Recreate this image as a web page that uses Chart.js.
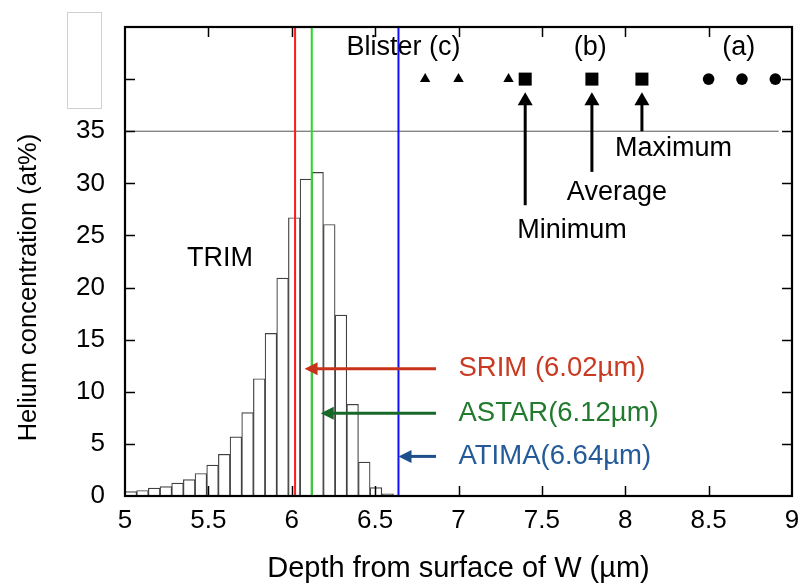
<!DOCTYPE html>
<html>
<head>
<meta charset="utf-8">
<script src="https://cdn.jsdelivr.net/npm/chart.js@4.4.1/dist/chart.umd.min.js"></script>
<style>
  html, body { margin: 0; padding: 0; background: #fff; }
  #wrap { width: 808px; height: 586px; }
</style>
</head>
<body>
<div id="wrap"><canvas id="c" width="808" height="586"></canvas></div>
<script>
// TRIM helium depth distribution in W, 0.07 µm bins (bin centres, µm)
const binCenters = [5.035, 5.105, 5.175, 5.245, 5.315, 5.385, 5.455, 5.525, 5.595, 5.665,
                    5.735, 5.805, 5.875, 5.945, 6.015, 6.085, 6.155, 6.225, 6.295, 6.365,
                    6.435, 6.505, 6.575];
// Helium concentration per bin (at%)
const heliumAt = [0.43, 0.53, 0.75, 0.91, 1.23, 1.58, 2.16, 2.96, 4.0, 5.67,
                  8.0, 11.25, 15.6, 20.9, 26.7, 30.4, 31.05, 26.05, 17.35, 8.8,
                  3.25, 0.8, 0.2];

// Projected ranges given by the stopping codes (µm)
const rangeCodes = ['SRIM', 'ASTAR', 'ATIMA'];
const rangeDepths = [6.02, 6.12, 6.64];

// Blister depths (µm): minimum, average, maximum for each sample
const blisterC = [6.8, 7.0, 7.3];
const blisterB = [7.4, 7.8, 8.1];
const blisterA = [8.5, 8.7, 8.9];
const blisterLevel = 40;
const refLevel = 35;

// Axis ticks
const xTicks = [5, 5.5, 6, 6.5, 7, 7.5, 8, 8.5, 9];
const yTicks = [0, 5, 10, 15, 20, 25, 30, 35];
const yInnerTicks = [5, 10, 15, 20, 25, 30, 35, 40];
const xInnerTicks = [5.5, 6, 6.5, 7, 7.5, 8, 8.5];

const FONT = "'Liberation Sans', Arial, Helvetica, sans-serif";

const lineColors = ['#ff1a1a', '#22dd22', '#1010ff'];
const arrowColors = ['#c8321a', '#17692a', '#1d4f8c'];
const labelColors = ['#c83a22', '#227a2e', '#245a98'];

// Annotation placement in data units
const codeArrowTail = 6.865;
const codeArrowTips = [6.077, 6.174, 6.64];
const codeArrowLevels = [12.2, 7.95, 3.8];
const codeLabelX = 7.0;

const statNames = ['Minimum', 'Average', 'Maximum'];
const statTails = [27.9, 31.1, 35.0];
const statTip = 38.75;
const statLabelPos = [[7.68, 25.5], [7.95, 29.15], [8.29, 33.3]];

const groupLabels = [['Blister (c)', 6.67], ['(b)', 7.79], ['(a)', 8.68]];
const groupLabelLevel = 43.0;

const pts = (xs, y) => xs.map(x => ({ x, y }));

const datasets = [
  {
    type: 'bar',
    data: binCenters.map((x, i) => ({ x, y: heliumAt[i] })),
    backgroundColor: '#ffffff',
    borderColor: '#404040',
    borderWidth: 1.2,
    borderSkipped: false,
    barPercentage: 1,
    categoryPercentage: 1,
    grouped: false,
    order: 5
  },
  {
    type: 'line',
    data: [{ x: 5, y: refLevel }, { x: 8.92, y: refLevel }],
    borderColor: '#555555',
    borderWidth: 1,
    pointRadius: 0,
    order: 4
  },
  ...rangeDepths.map((d, i) => ({
    type: 'line',
    data: [{ x: d, y: 0 }, { x: d, y: 45 }],
    borderColor: lineColors[i],
    borderWidth: 2,
    pointRadius: 0,
    order: 3
  })),
  {
    type: 'line', data: pts(blisterC, blisterLevel), showLine: false,
    pointStyle: 'triangle', pointRadius: 6, pointBackgroundColor: '#000', pointBorderColor: '#000',
    pointBorderWidth: 0, order: 1
  },
  {
    type: 'line', data: pts(blisterB, blisterLevel), showLine: false,
    pointStyle: 'rect', pointRadius: 9.2, pointBackgroundColor: '#000', pointBorderColor: '#000',
    pointBorderWidth: 0, order: 1
  },
  {
    type: 'line', data: pts(blisterA, blisterLevel), showLine: false, clip: false,
    pointStyle: 'circle', pointRadius: 5.8, pointBackgroundColor: '#000', pointBorderColor: '#000',
    pointBorderWidth: 0, order: 1
  }
];

function arrowHead(ctx, x0, y0, x1, y1, len, half) {
  const a = Math.atan2(y1 - y0, x1 - x0);
  ctx.beginPath();
  ctx.moveTo(x1, y1);
  ctx.lineTo(x1 - len * Math.cos(a) + half * Math.sin(a), y1 - len * Math.sin(a) - half * Math.cos(a));
  ctx.lineTo(x1 - len * Math.cos(a) - half * Math.sin(a), y1 - len * Math.sin(a) + half * Math.cos(a));
  ctx.closePath();
  ctx.fill();
}

function drawArrow(ctx, x0, y0, x1, y1, color, width, len, half) {
  const a = Math.atan2(y1 - y0, x1 - x0);
  ctx.save();
  ctx.strokeStyle = color;
  ctx.fillStyle = color;
  ctx.lineWidth = width;
  ctx.beginPath();
  ctx.moveTo(x0, y0);
  ctx.lineTo(x1 - (len - 1) * Math.cos(a), y1 - (len - 1) * Math.sin(a));
  ctx.stroke();
  arrowHead(ctx, x0, y0, x1, y1, len, half);
  ctx.restore();
}

const decorations = {
  id: 'decorations',
  afterDatasetsDraw(chart) {
    const { ctx, chartArea: a, scales: { x, y } } = chart;
    ctx.save();

    // inward tick marks on all four sides
    ctx.strokeStyle = '#000';
    ctx.lineWidth = 1.5;
    ctx.beginPath();
    xInnerTicks.forEach(v => {
      const px = Math.round(x.getPixelForValue(v)) + 0.5;
      ctx.moveTo(px, a.bottom); ctx.lineTo(px, a.bottom - 10);
      ctx.moveTo(px, a.top); ctx.lineTo(px, a.top + 10);
    });
    yInnerTicks.forEach(v => {
      const py = Math.round(y.getPixelForValue(v)) + 0.5;
      ctx.moveTo(a.left, py); ctx.lineTo(a.left + 10, py);
      ctx.moveTo(a.right, py); ctx.lineTo(a.right - 10, py);
    });
    ctx.stroke();

    // frame
    ctx.lineWidth = 2.2;
    ctx.strokeRect(a.left, a.top, a.right - a.left, a.bottom - a.top);

    // texts
    ctx.textBaseline = 'middle';
    ctx.fillStyle = '#000';
    ctx.font = `27px ${FONT}`;
    ctx.textAlign = 'center';
    groupLabels.forEach(([t, v]) => ctx.fillText(t, x.getPixelForValue(v), y.getPixelForValue(groupLabelLevel)));
    ctx.fillText('TRIM', x.getPixelForValue(5.57), y.getPixelForValue(22.8));

    // minimum / average / maximum arrows
    blisterB.forEach((v, i) => {
      const px = x.getPixelForValue(v);
      drawArrow(ctx, px, y.getPixelForValue(statTails[i]), px, y.getPixelForValue(statTip), '#000', 3, 13, 7.5);
      ctx.fillStyle = '#000';
      ctx.fillText(statNames[i], x.getPixelForValue(statLabelPos[i][0]), y.getPixelForValue(statLabelPos[i][1]));
    });

    // stopping-code arrows and labels
    ctx.textAlign = 'left';
    ctx.font = `27.5px ${FONT}`;
    rangeCodes.forEach((name, i) => {
      const py = y.getPixelForValue(codeArrowLevels[i]);
      drawArrow(ctx, x.getPixelForValue(codeArrowTail), py, x.getPixelForValue(codeArrowTips[i]), py,
                arrowColors[i], 3, 13, 6.5);
      ctx.fillStyle = labelColors[i];
      const sep = i === 0 ? ' ' : '';
      ctx.fillText(`${name}${sep}(${rangeDepths[i].toFixed(2)}µm)`, x.getPixelForValue(codeLabelX), py);
    });

    // y axis title
    ctx.save();
    ctx.fillStyle = '#000';
    ctx.font = `25.5px ${FONT}`;
    ctx.textAlign = 'center';
    ctx.translate(a.left - 96, y.getPixelForValue(20));
    ctx.rotate(-Math.PI / 2);
    ctx.fillText('Helium concentration (at%)', 0, 0);
    ctx.restore();

    ctx.restore();
  },
  afterDraw(chart) {
    const { ctx, chartArea: a } = chart;
    // blank panel over the upper part of the value axis
    ctx.save();
    ctx.fillStyle = '#ffffff';
    ctx.strokeStyle = '#d0d0d0';
    ctx.lineWidth = 1;
    ctx.fillRect(a.left - 58, 12, 34, 96);
    ctx.strokeRect(a.left - 57.5, 12.5, 34, 96);
    ctx.restore();
  }
};

new Chart(document.getElementById('c'), {
  type: 'bar',
  data: { datasets },
  options: {
    responsive: false,
    animation: false,
    devicePixelRatio: 1,
    layout: { padding: { left: 10, top: 27, right: 16, bottom: 0 } },
    plugins: { legend: { display: false }, tooltip: { enabled: false } },
    scales: {
      x: {
        type: 'linear', min: 5, max: 9, offset: false,
        grid: { display: false, drawTicks: false },
        border: { display: false },
        afterBuildTicks: s => { s.ticks = xTicks.map(v => ({ value: v })); },
        afterFit: s => { s.height = 90; s.paddingLeft = 0; s.paddingRight = 0; },
        ticks: {
          font: { family: FONT, size: 26 }, color: '#000', padding: 9,
          maxRotation: 0, autoSkip: false, callback: v => String(v)
        },
        title: {
          display: true, text: 'Depth from surface of W (µm)', color: '#000',
          font: { family: FONT, size: 29 }, padding: { top: 0, bottom: 0 }
        }
      },
      y: {
        type: 'linear', min: 0, max: 45,
        grid: { display: false, drawTicks: false },
        border: { display: false },
        afterBuildTicks: s => { s.ticks = yTicks.map(v => ({ value: v })); },
        afterFit: s => { s.width = 115; s.paddingTop = 0; s.paddingBottom = 0; },
        ticks: { font: { family: FONT, size: 26 }, color: '#000', padding: 20, callback: v => String(v) }
      }
    }
  },
  plugins: [decorations]
});
</script>
</body>
</html>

• • •

--- Set task ---
Restate the data word for word from its first line through the line with "const refLevel = 35;", leaving out any picture along the way.

--- Answer for the task ---
Recreate this image as a web page that uses Chart.js.
<!DOCTYPE html>
<html>
<head>
<meta charset="utf-8">
<script src="https://cdn.jsdelivr.net/npm/chart.js@4.4.1/dist/chart.umd.min.js"></script>
<style>
  html, body { margin: 0; padding: 0; background: #fff; }
  #wrap { width: 808px; height: 586px; }
</style>
</head>
<body>
<div id="wrap"><canvas id="c" width="808" height="586"></canvas></div>
<script>
// TRIM helium depth distribution in W, 0.07 µm bins (bin centres, µm)
const binCenters = [5.035, 5.105, 5.175, 5.245, 5.315, 5.385, 5.455, 5.525, 5.595, 5.665,
                    5.735, 5.805, 5.875, 5.945, 6.015, 6.085, 6.155, 6.225, 6.295, 6.365,
                    6.435, 6.505, 6.575];
// Helium concentration per bin (at%)
const heliumAt = [0.43, 0.53, 0.75, 0.91, 1.23, 1.58, 2.16, 2.96, 4.0, 5.67,
                  8.0, 11.25, 15.6, 20.9, 26.7, 30.4, 31.05, 26.05, 17.35, 8.8,
                  3.25, 0.8, 0.2];

// Projected ranges given by the stopping codes (µm)
const rangeCodes = ['SRIM', 'ASTAR', 'ATIMA'];
const rangeDepths = [6.02, 6.12, 6.64];

// Blister depths (µm): minimum, average, maximum for each sample
const blisterC = [6.8, 7.0, 7.3];
const blisterB = [7.4, 7.8, 8.1];
const blisterA = [8.5, 8.7, 8.9];
const blisterLevel = 40;
const refLevel = 35;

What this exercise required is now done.